You’re a woman. You know this. And you are ugly. You know this too. You used to be able to hide it, but now the demand is there and everyone serving food or chatting on a break or talking about your gender should refer to you as such. And you really expect that to just work? Look at your barrel-broad shoulders. Your creeping shadow of facial hair as night falls. Try not to look below your belt. And you expect people to call you she? You don’t fit. You monster.
Happy birthday. You sit with the pills you have been waiting for over two years. You hope they will fix the horror of your own naked flesh. Nothing else has yet.
You’re in the rainstorm which failed to kill Edinburgh’s first Trans Pride. You wear a beautiful dress and makeup. Finally surrounded by others with the same experience, you talk with them into the night. You make friends, join networks, you glow and draw them to you- power. More than that- community. You are not alone. After the pride events you see all of them are safe on their way home before making your way back home only to run into another group that haven’t stopped rolling yet and getting Chinese food and being so effervescently queer and proud together.
You are suddenly not so sure that you are aromantic. You’ve been hanging out with this girl a few times for the last few weeks she is there in your head. Is this a crush? It’s hard to tell after four years of running from relationships.

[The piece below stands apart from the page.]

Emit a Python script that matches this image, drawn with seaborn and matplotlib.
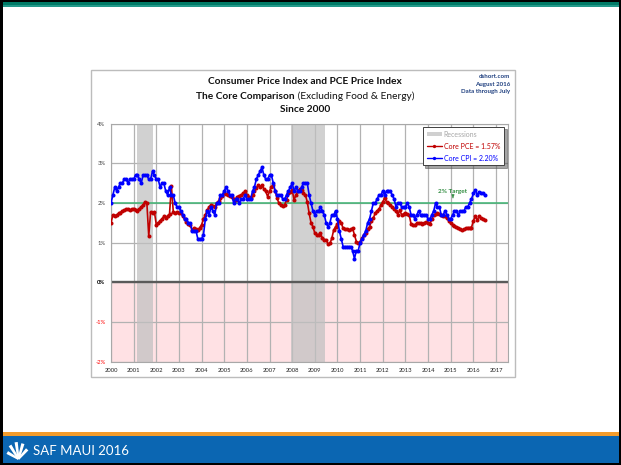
import numpy as np
import pandas as pd
import matplotlib
matplotlib.use("Agg")
import matplotlib.pyplot as plt
import seaborn as sns
from matplotlib.patches import Rectangle, Patch, Polygon
from matplotlib.lines import Line2D

# ---------------- data (monthly YoY %, Jan 2000 - Jul 2016) ----------------
core_cpi = [
    2.0, 2.2, 2.4, 2.3, 2.4, 2.5, 2.5, 2.6, 2.6, 2.5, 2.6, 2.6,
    2.6, 2.7, 2.7, 2.6, 2.5, 2.7, 2.7, 2.7, 2.6, 2.6, 2.8, 2.7,
    2.6, 2.6, 2.4, 2.5, 2.5, 2.3, 2.2, 2.4, 2.2, 2.2, 2.0, 1.9,
    1.9, 1.8, 1.7, 1.6, 1.6, 1.5, 1.5, 1.3, 1.3, 1.3, 1.1, 1.1,
    1.1, 1.2, 1.6, 1.8, 1.7, 1.9, 1.8, 1.7, 2.0, 2.0, 2.2, 2.2,
    2.3, 2.4, 2.3, 2.2, 2.2, 2.0, 2.1, 2.1, 2.0, 2.1, 2.1, 2.2,
    2.1, 2.1, 2.1, 2.3, 2.4, 2.6, 2.7, 2.8, 2.9, 2.7, 2.6, 2.6,
    2.7, 2.7, 2.5, 2.3, 2.2, 2.2, 2.2, 2.1, 2.1, 2.2, 2.3, 2.4,
    2.5, 2.3, 2.4, 2.3, 2.3, 2.4, 2.5, 2.5, 2.5, 2.2, 2.0, 1.8,
    1.7, 1.8, 1.8, 1.9, 1.8, 1.7, 1.5, 1.4, 1.5, 1.7, 1.7, 1.8,
    1.6, 1.3, 1.1, 0.9, 0.9, 0.9, 0.9, 0.9, 0.8, 0.6, 0.8, 0.8,
    1.0, 1.1, 1.2, 1.3, 1.5, 1.6, 1.8, 2.0, 2.0, 2.1, 2.2, 2.2,
    2.3, 2.2, 2.3, 2.3, 2.3, 2.2, 2.1, 1.9, 2.0, 2.0, 1.9, 1.9,
    1.9, 2.0, 1.9, 1.7, 1.7, 1.6, 1.7, 1.8, 1.7, 1.7, 1.7, 1.7,
    1.6, 1.6, 1.7, 1.8, 2.0, 1.9, 1.9, 1.7, 1.7, 1.8, 1.7, 1.6,
    1.6, 1.7, 1.8, 1.8, 1.7, 1.8, 1.8, 1.8, 1.9, 1.9, 2.0, 2.1,
    2.24, 2.33, 2.2, 2.28, 2.24, 2.25, 2.20,
]
core_pce = [
    1.50, 1.70, 1.68, 1.70, 1.74, 1.76, 1.80, 1.82, 1.84, 1.85, 1.82, 1.84,
    1.86, 1.82, 1.80, 1.85, 1.90, 1.95, 2.03, 2.00, 1.17, 1.78, 1.76, 1.78,
    1.45, 1.49, 1.55, 1.60, 1.66, 1.62, 1.68, 1.72, 2.43, 1.78, 1.74, 1.78,
    1.76, 1.74, 1.68, 1.60, 1.53, 1.48, 1.44, 1.32, 1.36, 1.34, 1.32, 1.38,
    1.45, 1.60, 1.70, 1.82, 1.90, 1.95, 1.92, 1.90, 2.00, 2.05, 2.12, 2.18,
    2.24, 2.22, 2.20, 2.18, 2.16, 2.10, 2.08, 2.16, 2.18, 2.20, 2.24, 2.29,
    2.20, 2.15, 2.12, 2.20, 2.29, 2.38, 2.45, 2.41, 2.45, 2.35, 2.29, 2.16,
    2.30, 2.41, 2.45, 2.29, 2.12, 1.99, 1.95, 1.93, 1.95, 2.08, 2.24, 2.28,
    2.33, 2.08, 2.20, 2.29, 2.35, 2.33, 2.25, 2.20, 2.03, 1.74, 1.50, 1.40,
    1.24, 1.20, 1.20, 1.24, 1.11, 1.08, 1.07, 0.97, 0.98, 1.11, 1.32, 1.40,
    1.47, 1.55, 1.50, 1.36, 1.34, 1.34, 1.32, 1.34, 1.36, 1.20, 1.03, 0.98,
    1.03, 1.11, 1.20, 1.24, 1.35, 1.40, 1.55, 1.62, 1.74, 1.80, 1.84, 1.95,
    2.03, 2.12, 2.03, 1.99, 1.95, 1.90, 1.86, 1.80, 1.70, 1.82, 1.70, 1.72,
    1.74, 1.72, 1.70, 1.47, 1.45, 1.45, 1.49, 1.50, 1.50, 1.47, 1.50, 1.53,
    1.50, 1.47, 1.60, 1.70, 1.72, 1.74, 1.72, 1.70, 1.68, 1.66, 1.62, 1.55,
    1.49, 1.45, 1.42, 1.40, 1.38, 1.35, 1.32, 1.34, 1.36, 1.38, 1.38, 1.38,
    1.55, 1.66, 1.57, 1.66, 1.62, 1.60, 1.57,
]
start_year = 2000
recessions = [(2001.17, 2001.84), (2007.95, 2009.46)]
year_ticks = list(range(2000, 2018))
y_ticks = [-2, -1, 0, 1, 2, 3, 4]
target_level = 2
title_line1 = "Consumer Price Index and PCE Price Index"
title_line2_bold = "The Core Comparison"
title_line2_norm = " (Excluding Food & Energy)"
title_line3 = "Since 2000"
source_lines = ["dshort.com", "August 2016", "Data through July"]
footer_text = "SAF MAUI 2016"

months = np.arange(len(core_cpi))
years = start_year + months / 12.0
df = pd.DataFrame({"year": years, "cpi": core_cpi, "pce": core_pce})

# ---------------- style ----------------
sns.set_style("white")
plt.rcParams["font.family"] = ["Lato", "DejaVu Sans"]

W, H = 621, 465
fig = plt.figure(figsize=(W / 100, H / 100), dpi=100)
fig.patch.set_facecolor("white")

def fx(x):
    return x / W

def fy(y):
    return 1 - y / H

def rect(x0, y0, x1, y1, fc, ec="none", lw=0, z=0):
    fig.add_artist(Rectangle((fx(x0), fy(y1)), (x1 - x0) / W, (y1 - y0) / H,
                             transform=fig.transFigure, facecolor=fc,
                             edgecolor=ec, linewidth=lw, zorder=z))

# slide decoration
rect(0, 0, W, 2, "#000000", z=5)
rect(0, 2, W, 5, "#007a66", z=5)
rect(0, 5, W, 7, "#23998a", z=5)
rect(0, 431.5, W, 436, "#f39c2c", z=5)
rect(0, 436, W, 462.5, "#0b66b2", z=5)
rect(0, 462.5, W, H, "#000000", z=5)
rect(0, 0, 2.5, H, "#000000", z=5)
rect(W - 2, 0, W, H, "#000000", z=5)

# chart frame (behind the axes)
rect(91, 70, 515, 377, "white", ec="#bcbcbc", lw=1.0, z=-1)

# ---------------- axes ----------------
ax = fig.add_axes([fx(111), fy(361.8), 397 / W, 238.2 / H])
ax.set_zorder(1)
ax.set_facecolor("white")
ax.set_xlim(2000, 2017.53)
ax.set_ylim(-2, 4)
ax.set_axisbelow(True)

ax.axhspan(-2, 0, color="#ffe1e4", zorder=0.1, lw=0)
for r0, r1 in recessions:
    ax.axvspan(r0, r1, color="#c0c0c0", alpha=0.72, zorder=0.6, lw=0)

ax.set_xticks(year_ticks)
ax.set_yticks(y_ticks)
ax.set_xticklabels([str(y) for y in year_ticks])
ax.set_yticklabels([f"{v}%" for v in y_ticks])
ax.grid(True, color="#b2b2b2", lw=0.9)
ax.tick_params(axis="x", length=0, pad=4.2, labelsize=4.2, labelcolor="#202020")
ax.tick_params(axis="y", length=0, pad=4.0, labelsize=4.2, labelcolor="#404040")
for lab, v in zip(ax.get_yticklabels(), y_ticks):
    if v < 0:
        lab.set_color("#ff0000")
    elif v == 0:
        lab.set_color("#000000")
        lab.set_fontweight("bold")
for sp in ax.spines.values():
    sp.set_color("#a8a8a8")
    sp.set_linewidth(0.8)

ax.axhline(0, color="#5a5a5a", lw=1.7, zorder=2)
ax.axhline(target_level, color="#3cb371", lw=1.1, zorder=2)

red = "#c00000"
blue = "#0000ff"
sns.lineplot(data=df, x="year", y="pce", color=red, marker="o", markersize=2.9,
             markeredgewidth=0, lw=1.2, ax=ax, zorder=3, legend=False)
sns.lineplot(data=df, x="year", y="cpi", color=blue, marker="o", markersize=2.9,
             markeredgewidth=0, lw=1.2, ax=ax, zorder=3.1, legend=False)
ax.set_xlabel("")
ax.set_ylabel("")

green = "#2e8b3e"
ax.text(2015.1, 2.28, "2% Target", color=green, fontsize=4.6, ha="center",
        va="center", fontweight="bold", zorder=5)
ax.annotate("", xy=(2015.1, 2.06), xytext=(2015.1, 2.2),
            arrowprops=dict(arrowstyle="-|>", color=green, lw=0.6,
                            mutation_scale=4), zorder=5)

# legend
handles = [
    Patch(facecolor="#d0d0d0", edgecolor="none"),
    Line2D([], [], color=red, marker="o", ms=2.4, mew=0, lw=1.0),
    Line2D([], [], color=blue, marker="o", ms=2.4, mew=0, lw=1.0),
]
labels = ["Recessions", f"Core PCE = {core_pce[-1]:.2f}%",
          f"Core CPI = {core_cpi[-1]:.2f}%"]
leg = ax.legend(handles, labels, loc="upper left",
                bbox_to_anchor=(fx(422.7), fy(126.7)),
                bbox_transform=fig.transFigure, fontsize=5.0,
                labelcolor=["#a6a6a6", red, blue], frameon=True,
                fancybox=False, shadow=True, edgecolor="#404040",
                framealpha=1, handlelength=2.2, handleheight=0.5,
                labelspacing=0.72, borderpad=0.55, handletextpad=0.25,
                borderaxespad=0)
leg.get_frame().set_linewidth(0.7)
leg.set_zorder(6)

# ---------------- titles ----------------
tsize = 7.3
fig.text(fx(305), fy(81.7), title_line1, ha="center", va="center",
         fontsize=tsize, fontweight="bold", color="#111111")
fig.text(fx(305), fy(109.5), title_line3, ha="center", va="center",
         fontsize=tsize, fontweight="bold", color="#111111")
t_b = fig.text(0, fy(96.5), title_line2_bold, ha="left", va="center",
               fontsize=tsize, fontweight="bold", color="#111111")
t_n = fig.text(0, fy(96.5), title_line2_norm, ha="left", va="center",
               fontsize=tsize, color="#111111")
fig.canvas.draw()
rend = fig.canvas.get_renderer()
wb = t_b.get_window_extent(rend).width
wn = t_n.get_window_extent(rend).width
x0 = 305 - (wb + wn) / 2
t_b.set_x(fx(x0))
t_n.set_x(fx(x0 + wb))

for i, s in enumerate(source_lines):
    fig.text(fx(510.5), fy(76.5 + 7.6 * i), s, ha="right", va="center",
             fontsize=4.4, fontweight="bold", color="#1f3f7f")

# footer
fig.text(fx(33), fy(451), footer_text, ha="left", va="center", fontsize=9.5,
         color="white", zorder=6,
         family=["Liberation Sans Narrow", "Lato", "DejaVu Sans"])
cx, cy = 18.5, 459
for ang, ln in [(-60, 13), (-32, 16), (-8, 17), (16, 16), (42, 13)]:
    a = np.deg2rad(ang)
    tip = (cx + ln * np.sin(a), cy - ln * np.cos(a))
    wdt = 2.0
    p1 = (cx + wdt * np.cos(a) * 0.5, cy + wdt * np.sin(a) * 0.5)
    p2 = (cx - wdt * np.cos(a) * 0.5, cy - wdt * np.sin(a) * 0.5)
    pts = [(fx(p1[0]), fy(p1[1])), (fx(tip[0] + 1.6 * np.cos(a)), fy(tip[1] + 1.6 * np.sin(a))),
           (fx(tip[0] - 1.6 * np.cos(a)), fy(tip[1] - 1.6 * np.sin(a))), (fx(p2[0]), fy(p2[1]))]
    fig.add_artist(Polygon(pts, closed=True, transform=fig.transFigure,
                           facecolor="white", edgecolor="none", zorder=6))

fig.savefig("out.png", dpi=100)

This must be a crush. You look forward to seeing her on the train home from seeing her. Is this how this works? Can this be how it works? How will you manage to mess it up this time? You should run.
On your first date you two go to see Bohemian Rhapsody, possibly the gayest thing it’s possible to do in Shibuya at that time. You can’t stop grinning like an idiot as Queen plays and you try to sneakily hold her hand under the seat-arm between you.
After the movie, the two of you get lunch at a restaurant that seems much fancier than it is. Talking with her in the no-borders way that happens with queer folk you realise something. Previous relationships never worked because you were being loved as a man to a woman. And that is a far cry from lesbian relationship.
Maybe you don’t need to keep running. Because you’ve told yourself you shouldn’t date, or that you don’t feel romantic. You waited for the crushing break to come, to feel the fuzzy warmth of new romance wilt like an orchid in the path of a flamethrower. It never comes. And in her arms you rest without fear of this break, or fear sex, or expectations. You two are together and for once your rabbit heart slows as it’s nervous twitch subsides.
Maybe you will always feel like a monster. But the bits that shot through your heart and crippled you have changed. You are different. You have learned to love yourself as sexy, strong and well-dressed. Because you made yourself this way. Sometimes you still choke and gag on your own dysphoria. But finally you are a monster ready to use this darkness, the power you learned just to survive, the experience you gained and the people you have helped. You exist. You are a woman. You will not be denied, not by yourself and not by anyone else. And you’ve finally learned to stop running from the mistakes the boy you lived as made.
It takes blood and tears, tearing down yourself and rebuilding brick by brick. And that’s why I have Pride. That’s why we need Pride. To show anyone else who feels like this that they are not alone. That they can be powerful and most of all real.
Happy LGBTQ+ history month everyone. Don’t let it just be this month. Carry Pride with you and remember that it is an essential part of you, and all of us.